Primegrid does seem closest to the "scientific computing" category, and a good fit for these kind of CPUs. I'm not familiar with the actual algorithm, but if people are using specifically the A100, V100, etc., then it sounds like it uses a lot of FP64 compute, which is in line with many other scientific workloads, as well as a good amount of CAD, iirc.
Yes, the Zen 4, and those cards, along with the Titan V (what I use), and EPYC Rome and Milan are currently the leaders in hardware for these. The Broadwell Xeons were good based on the L3 cache size, but Zen 4 is taking over, and The X3d chips are going to totally take over.
So if you want any benchmarks on any of these, please post in the DC forum, as most of us do not post here (except me)
Edit: And I should add, if you think I have a lot of hardware, these guys dwarf me. A100 and V100's galore, not to mention Zeon, EPYC, etc farms that make me look like a pauper.

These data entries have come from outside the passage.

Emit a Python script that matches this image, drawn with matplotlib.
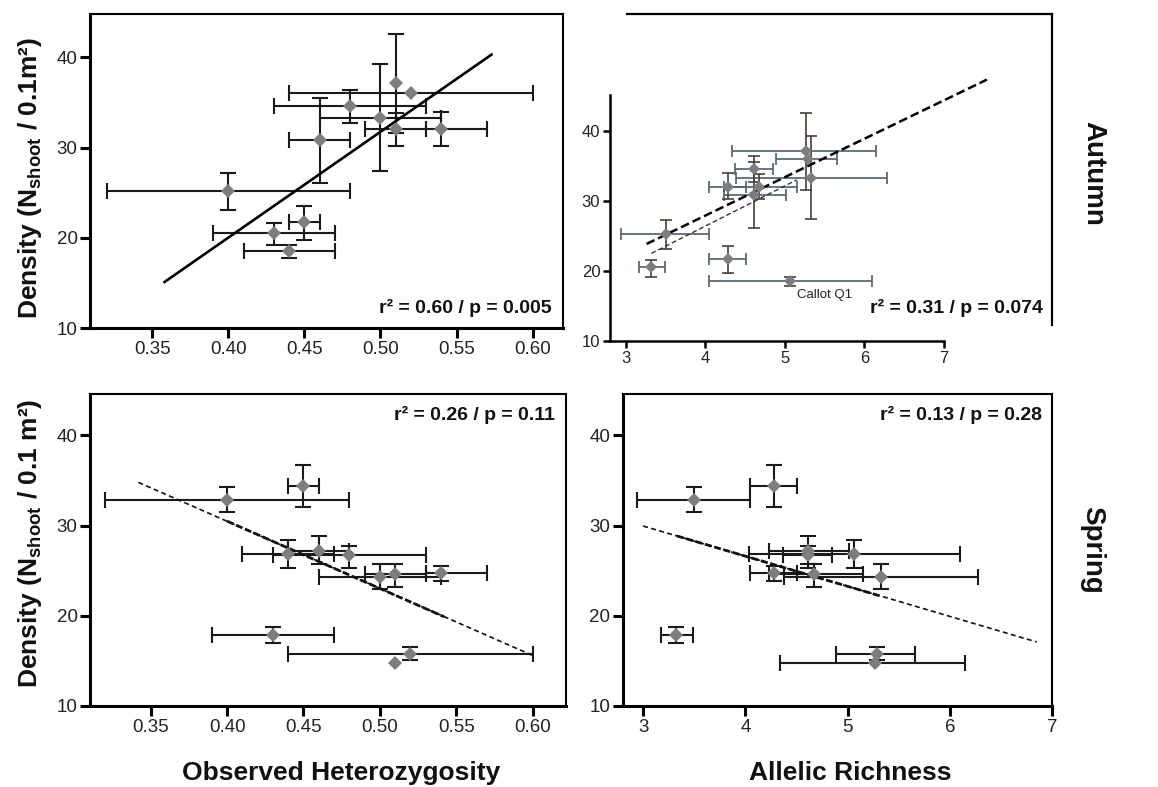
import numpy as np
import matplotlib
matplotlib.use("Agg")
import matplotlib.pyplot as plt

plt.rcParams['font.family'] = ['Liberation Sans', 'DejaVu Sans']
plt.rcParams['mathtext.fontset'] = 'custom'
plt.rcParams['mathtext.rm'] = 'Liberation Sans'
plt.rcParams['mathtext.bf'] = 'Liberation Sans:bold'

# ---- data (one entry per site) ----
ho     = [0.52, 0.48, 0.50, 0.51, 0.51, 0.54, 0.46, 0.40, 0.45, 0.43, 0.44]
ho_lo  = [0.44, 0.43, 0.46, 0.51, 0.49, 0.53, 0.44, 0.32, 0.44, 0.39, 0.41]
ho_hi  = [0.60, 0.53, 0.54, 0.51, 0.53, 0.57, 0.48, 0.48, 0.46, 0.47, 0.47]
ar     = [5.29, 4.61, 5.33, 5.27, 4.67, 4.28, 4.61, 3.50, 4.28, 3.32, 5.06]
ar_lo  = [4.89, 4.37, 4.38, 4.34, 4.23, 4.05, 4.23, 2.94, 4.05, 3.17, 4.04]
ar_hi  = [5.66, 4.85, 6.28, 6.15, 5.15, 4.51, 5.01, 4.05, 4.51, 3.49, 6.10]
aut    = [36.0, 34.6, 33.3, 37.1, 32.0, 32.0, 30.8, 25.2, 21.7, 20.5, 18.5]
aut_lo = [36.0, 32.7, 27.4, 31.6, 30.2, 30.2, 26.1, 23.1, 19.7, 19.2, 17.8]
aut_hi = [36.0, 36.4, 39.3, 42.6, 33.8, 33.9, 35.5, 27.2, 23.5, 21.6, 19.2]
spr    = [15.8, 26.7, 24.3, 14.8, 24.6, 24.8, 27.2, 32.9, 34.4, 17.9, 26.9]
spr_lo = [15.1, 25.3, 23.0, 14.8, 23.2, 23.9, 25.8, 31.5, 32.1, 17.0, 25.3]
spr_hi = [16.5, 27.7, 25.7, 14.8, 25.7, 25.5, 28.8, 34.3, 36.7, 18.8, 28.4]

# fitted lines (end points)
fit_aut_ho_x = [0.358, 0.573]
fit_aut_ho_y = [15.1, 40.3]
fit_aut_ar_x = [3.26, 7.54]
fit_aut_ar_y = [23.85, 47.3]
fit_aut_ar2_x = [3.32, 5.15]
fit_aut_ar2_y = [22.5, 33.0]
fit_spr_ho_x = [0.342, 0.600]
fit_spr_ho_y = [34.8, 15.6]
fit_spr_ho_thick_x = [0.400, 0.542]
fit_spr_ho_thick_y = [30.5, 19.9]
fit_spr_ar_x = [3.00, 6.85]
fit_spr_ar_y = [29.96, 17.1]
fit_spr_ar_thick_x = [3.33, 5.32]
fit_spr_ar_thick_y = [28.86, 22.2]

ho_ticks = [0.35, 0.40, 0.45, 0.50, 0.55, 0.60]
ar_ticks = [3, 4, 5, 6, 7]
y_ticks = [10, 20, 30, 40]

W, H = 1158, 787
fig = plt.figure(figsize=(W / 100, H / 100), dpi=100)


def rect(l, t, r, b):
    return [l / W, 1 - b / H, (r - l) / W, (b - t) / H]


def style(ax, lw_main=2.2, lw_box=1.5, box=True, tsize=13.5, tlen=7):
    for s in ['left', 'bottom']:
        ax.spines[s].set_linewidth(lw_main)
    for s in ['top', 'right']:
        if box:
            ax.spines[s].set_linewidth(lw_box)
        else:
            ax.spines[s].set_visible(False)
    ax.tick_params(direction='out', length=tlen, width=lw_main, labelsize=tsize,
                   pad=2, top=False, right=False, colors='black', labelcolor='#222222')


def draw(ax, x, xlo, xhi, y, ylo, yhi, xcol, ycol, ms=7.5, lw=1.5, cs=6):
    x, xlo, xhi = np.array(x), np.array(xlo), np.array(xhi)
    y, ylo, yhi = np.array(y), np.array(ylo), np.array(yhi)
    mx = xhi > xlo
    ax.errorbar(x[mx], y[mx], xerr=[x[mx] - xlo[mx], xhi[mx] - x[mx]], fmt='none',
                ecolor=xcol, elinewidth=lw, capsize=cs, capthick=lw, zorder=2)
    my = yhi > ylo
    ax.errorbar(x[my], y[my], yerr=[y[my] - ylo[my], yhi[my] - y[my]], fmt='none',
                ecolor=ycol, elinewidth=lw, capsize=cs, capthick=lw, zorder=2)
    ax.plot(x, y, 'D', color='#7d7d7d', ms=ms, mew=0, zorder=5)


bold = dict(fontweight='bold', color='#111111')

# ---- top-left: autumn vs Ho ----
ax1 = fig.add_axes(rect(90, 14, 563, 328))
draw(ax1, ho, ho_lo, ho_hi, aut, aut_lo, aut_hi, '#1a1a1a', '#1a1a1a')
ax1.plot(fit_aut_ho_x, fit_aut_ho_y, color='black', lw=1.9, zorder=3)
ax1.set_xlim(0.309, 0.620)
ax1.set_ylim(10, 44.8)
ax1.set_xticks(ho_ticks)
ax1.set_xticklabels([f'{t:.2f}' for t in ho_ticks])
ax1.set_yticks(y_ticks)
style(ax1)
ax1.text(0.977, 0.064, 'r² = 0.60 / p = 0.005', transform=ax1.transAxes,
         ha='right', va='center', fontsize=14, **bold)

# ---- top-right: autumn vs AR (small inset-like axes + frame) ----
frame = fig.add_axes(rect(627, 14, 1052, 325))
frame.set_facecolor('none')
for s in ['left', 'bottom']:
    frame.spines[s].set_visible(False)
for s in ['top', 'right']:
    frame.spines[s].set_linewidth(1.6)
frame.set_xticks([])
frame.set_yticks([])

ax2 = fig.add_axes(rect(610, 95, 944, 341))
ax2.set_facecolor('none')
draw(ax2, ar, ar_lo, ar_hi, aut, aut_lo, aut_hi, '#47616d', '#4a3d35',
     ms=6, lw=1.2, cs=4.5)
ax2.plot(fit_aut_ar_x, fit_aut_ar_y, color='black', lw=1.8,
         linestyle=(0, (3.5, 1.6)), zorder=3, clip_on=False)
ax2.plot(fit_aut_ar2_x, fit_aut_ar2_y, color='#333333', lw=1.0,
         linestyle=(0, (3.5, 2)), zorder=3)
ax2.text(5.15, 16.5, 'Callot Q1', ha='left', va='center', fontsize=9.5, color='#222222')
ax2.set_xlim(2.80, 7.0)
ax2.set_ylim(10, 45.1)
ax2.set_xticks(ar_ticks)
ax2.set_yticks(y_ticks)
style(ax2, lw_main=1.8, box=False, tsize=12, tlen=5)
fig.text(1043 / W, 1 - 308 / H, 'r² = 0.31 / p = 0.074', ha='right', va='center',
         fontsize=14, **bold)

# ---- bottom-left: spring vs Ho ----
ax3 = fig.add_axes(rect(90, 394, 566, 706))
draw(ax3, ho, ho_lo, ho_hi, spr, spr_lo, spr_hi, '#1a1a1a', '#1a1a1a')
ax3.plot(fit_spr_ho_x, fit_spr_ho_y, color='#111111', lw=1.2,
         linestyle=(0, (3, 2)), zorder=3)
ax3.plot(fit_spr_ho_thick_x, fit_spr_ho_thick_y, color='#111111', lw=2.0,
         linestyle=(0, (2.5, 1)), zorder=3)
ax3.set_xlim(0.3103, 0.6218)
ax3.set_ylim(10, 44.6)
ax3.set_xticks(ho_ticks)
ax3.set_xticklabels([f'{t:.2f}' for t in ho_ticks])
ax3.set_yticks(y_ticks)
style(ax3)
ax3.text(0.977, 0.933, 'r² = 0.26 / p = 0.11', transform=ax3.transAxes,
         ha='right', va='center', fontsize=14, **bold)

# ---- bottom-right: spring vs AR ----
ax4 = fig.add_axes(rect(622.7, 394, 1052, 706))
draw(ax4, ar, ar_lo, ar_hi, spr, spr_lo, spr_hi, '#1a1a1a', '#1a1a1a')
ax4.plot(fit_spr_ar_x, fit_spr_ar_y, color='#111111', lw=1.2,
         linestyle=(0, (3, 2)), zorder=3)
ax4.plot(fit_spr_ar_thick_x, fit_spr_ar_thick_y, color='#111111', lw=2.0,
         linestyle=(0, (2.5, 1)), zorder=3)
ax4.set_xlim(2.80, 7.0)
ax4.set_ylim(10, 44.6)
ax4.set_xticks(ar_ticks)
ax4.set_yticks(y_ticks)
style(ax4)
ax4.text(0.977, 0.933, 'r² = 0.13 / p = 0.28', transform=ax4.transAxes,
         ha='right', va='center', fontsize=14, **bold)

# ---- figure labels ----
fig.text(30 / W, 1 - 178 / H, r'Density (N$_{\mathbf{shoot}}$ / 0.1m²)', rotation=90,
         ha='center', va='center', fontsize=19, **bold)
fig.text(30 / W, 1 - 543 / H, r'Density (N$_{\mathbf{shoot}}$ / 0.1 m²)', rotation=90,
         ha='center', va='center', fontsize=19, **bold)
fig.text(341 / W, 1 - 773 / H, 'Observed Heterozygosity', ha='center', va='center',
         fontsize=19, **bold)
fig.text(850 / W, 1 - 773 / H, 'Allelic Richness', ha='center', va='center',
         fontsize=19, **bold)
fig.text(1093 / W, 1 - 173 / H, 'Autumn', rotation=270, ha='center', va='center',
         fontsize=20, **bold)
fig.text(1092 / W, 1 - 550 / H, 'Spring', rotation=270, ha='center', va='center',
         fontsize=20, **bold)

fig.savefig('out.png', dpi=100, facecolor='white')
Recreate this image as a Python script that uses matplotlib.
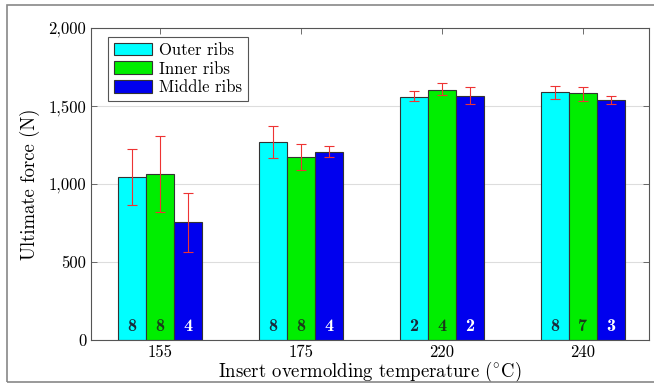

Here is part of a post by one of our newest members: (
Letin Noxe)
I use Dual 2680v2 (AVX), Dual E5-2640v4 (AVX2), Dual 6154 Gold (AVX-512), Dual 5218R (AVX-512 x2/core) servers, EPYC Rome 7H12 (AVX2) for (geo)physics computations. Some Xeon Phi (RIP), Titan, Titan V, V100, ... too. Used to dive into iDRAC and the pizza box. But never allowed to try DC, that's too bad. Thank you for sharing your experience. Indeed, it seems that datacenters decommissioned servers become available in numbers and quite affordable (now Broadwell, Haswell with AVX2) (No more official support, so many second-hands and spare parts). These servers are nice pets, a bit noisy though ! But they don't bark and byte.